A33H-3287:
the Underestimation of Isorene in Houston during the Texas 2013 DISCOVER-AQ Campaign

Wednesday, 17 December 2014
Lijun Diao1, Yunsoo Choi1, Beata Czader1, Xiangshang Li1 and Mark Joseph Estes2, (1)University of Houston, Houston, TX, United States, (2)TX Comm Environmental Quality, Austin, TX, United States
Abstract:
This study applies principal component analysis to aircraft data from the Texas 2013 DISCOVER-AQ (Deriving Information on Surface Conditions from Column and Vertically Resolved Observations Relevant to Air Quality) field campaign to characterize isoprene sources over Houston during September 2013. The biogenic isoprene signature appears in the third principal component and anthropogenic signals in the following two.
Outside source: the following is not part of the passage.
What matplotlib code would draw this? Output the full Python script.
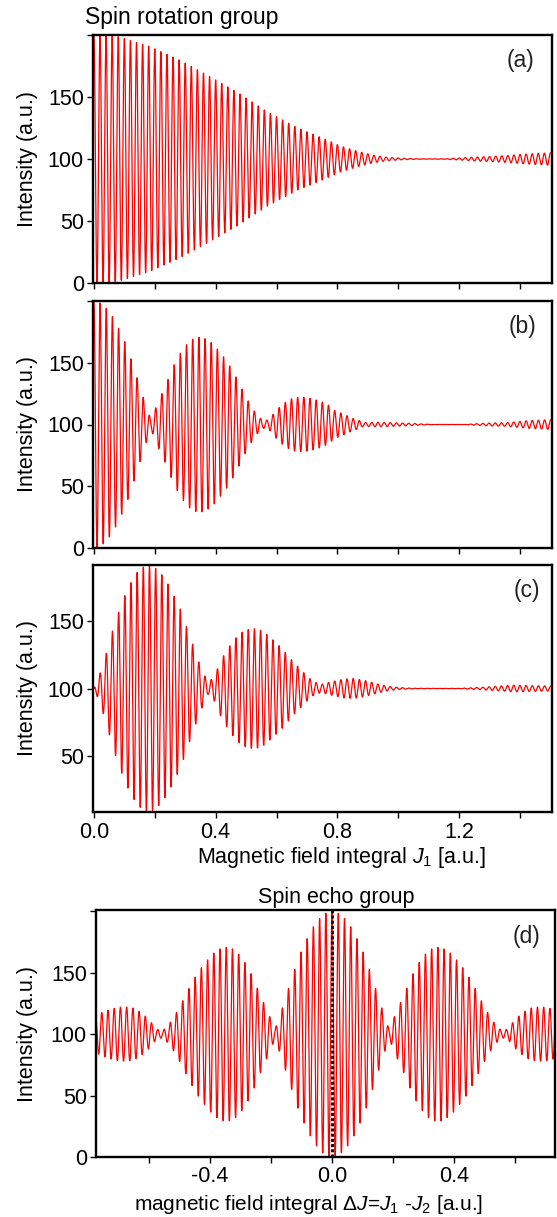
import numpy as np
import matplotlib
matplotlib.use("Agg")
import matplotlib.pyplot as plt

plt.rcParams['font.family'] = ['Liberation Sans', 'DejaVu Sans']
plt.rcParams['mathtext.fontset'] = 'custom'
plt.rcParams['mathtext.rm'] = 'Liberation Sans'
plt.rcParams['mathtext.it'] = 'Liberation Sans:italic'

# ---------------- data ----------------
# carrier frequencies of the Larmor precession (cycles per unit J)
freq_a = 50.0
freq_b = 49.3
freq_c = 49.3
freq_d = 49.0

# (a) envelope (amplitude around the mean of 100)
env_a_J = [0.00, 0.08, 0.18, 0.28, 0.37, 0.47, 0.57, 0.67, 0.75, 0.81, 0.87,
           0.92, 0.96, 1.00, 1.05, 1.10, 1.15, 1.20, 1.25, 1.34, 1.42, 1.50]
env_a_amp = [100, 98.6, 91, 80, 68, 54, 38, 25, 17, 10.5, 6,
             3, 1.5, 0.8, 0.3, 0.1, 0.2, 0.8, 1.5, 2.5, 4, 5]

# (b) envelope
env_b_J = [0.000, 0.025, 0.045, 0.065, 0.085, 0.107, 0.126, 0.147, 0.166, 0.187,
           0.214, 0.238, 0.257, 0.277, 0.297, 0.316, 0.336, 0.356, 0.375, 0.395,
           0.416, 0.435, 0.457, 0.476, 0.496, 0.516, 0.535, 0.555, 0.575, 0.591,
           0.611, 0.632, 0.652, 0.672, 0.692, 0.711, 0.731, 0.751, 0.770, 0.790,
           0.810, 0.830, 0.852, 0.870, 0.885, 0.930, 0.980, 1.050, 1.110, 1.220,
           1.280, 1.357, 1.420, 1.500]
env_b_amp = [100, 98, 93, 86, 76, 64, 50, 34, 19, 4,
             20, 33, 45, 55, 62.5, 68, 70.6, 70.6, 68.5, 64.4,
             58, 52, 43, 34, 24, 15, 8, 3, 4, 9,
             14.4, 18.5, 21.2, 22, 22, 21.2, 19.8, 18, 15.8, 11.5,
             9.5, 7.3, 4.8, 3.5, 1.5, 1.8, 1.5, 0.8, 0.1, 0.1,
             1, 1.5, 3, 4]

# (c) envelope
env_c_J = [0.000, 0.023, 0.043, 0.063, 0.084, 0.104, 0.124, 0.143, 0.163, 0.184,
           0.204, 0.225, 0.246, 0.265, 0.285, 0.305, 0.326, 0.345, 0.375, 0.397,
           0.416, 0.436, 0.457, 0.476, 0.496, 0.516, 0.535, 0.555, 0.576, 0.596,
           0.616, 0.637, 0.656, 0.678, 0.698, 0.719, 0.745, 0.780, 0.820, 0.853,
           0.890, 0.930, 0.970, 1.000, 1.050, 1.200, 1.280, 1.380, 1.500]
env_c_amp = [0, 13, 28, 44.5, 58.7, 70.7, 79.9, 86.8, 90.5, 92,
             89.3, 84.3, 76.9, 68, 58.7, 45.7, 32, 19.6, 4, 9.7,
             20.4, 28.4, 35.3, 40.3, 43.3, 44.5, 44.5, 42.8, 38.8, 34.6,
             30.4, 24.6, 19.6, 14.7, 9.7, 5.5, 3, 5, 7, 7.5,
             6, 3.5, 1.5, 0.8, 0.2, 0.1, 1, 2.5, 1.8]

# (d) spin echo group: symmetric in dJ, same envelope as (b) in |dJ|
env_d_J = env_b_J
env_d_amp = env_b_amp

mean_intensity = 100.0

yticks_ab = [0, 50, 100, 150, 200]
yticklabels_ab = ['0', '50', '100', '150', '']
yticks_c = [50, 100, 150]
xticks_abc = [0.0, 0.2, 0.4, 0.6, 0.8, 1.0, 1.2, 1.4]
xticklabels_c = ['0.0', '', '0.4', '', '0.8', '', '1.2', '']
xticks_d = [-0.6, -0.4, -0.2, 0.0, 0.2, 0.4, 0.6]
xticklabels_d = ['', '-0.4', '', '0.0', '', '0.4', '']

# ---------------- figure ----------------
W, H = 557, 1217
fig = plt.figure(figsize=(W / 100, H / 100), dpi=100)


def rect(l, t, r, b):
    return [l / W, 1 - b / H, (r - l) / W, (b - t) / H]


def fx(x):
    return x / W


def fy(y):
    return 1 - y / H


FS = 15.5
RED = '#ff0000'

ax_a = fig.add_axes(rect(93, 35, 552, 283))
ax_b = fig.add_axes(rect(93, 301, 552, 548))
ax_c = fig.add_axes(rect(93, 565, 552, 812))
ax_d = fig.add_axes(rect(96, 910, 555, 1157))

J = np.linspace(0, 1.5, 9001)
sig_a = mean_intensity + np.interp(J, env_a_J, env_a_amp) * np.cos(2 * np.pi * freq_a * J)
sig_b = mean_intensity + np.interp(J, env_b_J, env_b_amp) * np.cos(2 * np.pi * freq_b * J)
sig_c = mean_intensity + np.interp(J, env_c_J, env_c_amp) * np.cos(2 * np.pi * freq_c * J)
dJ = np.linspace(-0.78, 0.74, 9001)
sig_d = mean_intensity + np.interp(np.abs(dJ), env_d_J, env_d_amp) * np.cos(2 * np.pi * freq_d * dJ)

for ax, x, y in [(ax_a, J, sig_a), (ax_b, J, sig_b), (ax_c, J, sig_c), (ax_d, dJ, sig_d)]:
    ax.plot(x, y, color=RED, lw=0.9)
    for s in ax.spines.values():
        s.set_linewidth(1.7)
    ax.tick_params(direction='out', length=4.5, width=1.0, labelsize=FS, pad=2)

for ax in (ax_a, ax_b, ax_c):
    ax.set_xlim(-0.003, 1.505)
    ax.set_xticks(xticks_abc)

ax_a.set_xticklabels([])
ax_b.set_xticklabels([])
ax_c.set_xticklabels(xticklabels_c)
ax_c.tick_params(axis='x', pad=3)

for ax in (ax_a, ax_b):
    ax.set_ylim(0, 200)
    ax.set_yticks(yticks_ab)
    ax.set_yticklabels(yticklabels_ab)

ax_c.set_ylim(8, 192)
ax_c.set_yticks(yticks_c)
ax_c.set_yticklabels([str(v) for v in yticks_c])

ax_d.set_xlim(-0.774, 0.731)
ax_d.set_ylim(0, 201)
ax_d.set_yticks(yticks_ab)
ax_d.set_yticklabels(yticklabels_ab)
ax_d.set_xticks(xticks_d)
ax_d.set_xticklabels(xticklabels_d)
ax_d.tick_params(axis='x', pad=2)
ax_d.axvline(0.0, color='#111111', lw=2.2, ls=(0, (1.0, 0.7)), zorder=3)

# panel letters
for ax, lab, (px, py) in [(ax_a, '(a)', (521, 61)), (ax_b, '(b)', (522, 327)),
                          (ax_c, '(c)', (527, 591)), (ax_d, '(d)', (526, 937))]:
    fig.text(fx(px), fy(py), lab, fontsize=FS + 1, ha='center', va='center', color='#222222')

# y labels
for top, bot in [(35, 283), (301, 548), (565, 812), (910, 1157)]:
    fig.text(fx(28), fy((top + bot) / 2), 'Intensity (a.u.)', rotation=90,
             fontsize=FS, ha='center', va='center')

fig.text(fx(85), fy(24), 'Spin rotation group', fontsize=FS + 1, ha='left', va='baseline')
fig.text(fx(336), fy(903), 'Spin echo group', fontsize=FS, ha='center', va='baseline')
fig.text(fx(342), fy(857), r'Magnetic field integral $J_{1}$ [a.u.]', fontsize=FS,
         ha='center', va='center')
fig.text(fx(309), fy(1205), r'magnetic field integral Δ$J$=$J_{1}$ -$J_{2}$ [a.u.]',
         fontsize=FS - 0.5, ha='center', va='center')

fig.savefig('out.png', dpi=100)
Evaluations of the Community Multiscale Air Quality (CMAQ) model simulations of isoprene with airborne measurements are more accurate for suburban areas than for industrial areas. This study also compares model outputs to eight surface automated gas chromatograph (Auto-GC) measurements near the Houston ship channel industrial area during the nighttime and shows that modeled anthropogenic isoprene is underestimated by a factor of 10.60. This study employs a new simulation with a modified anthropogenic emissions inventory (constraining using the ratios of observed values versus simulated ones) that yields closer isoprene predictions at night with a reduction in the mean bias by 56.93%, implying that model-estimated isoprene emissions from the 2008 National Emission Inventory are underestimated in the city of Houston and that other climate models or chemistry and transport models using the same emissions inventory might also be underestimated in other Houston-like areas in the United States.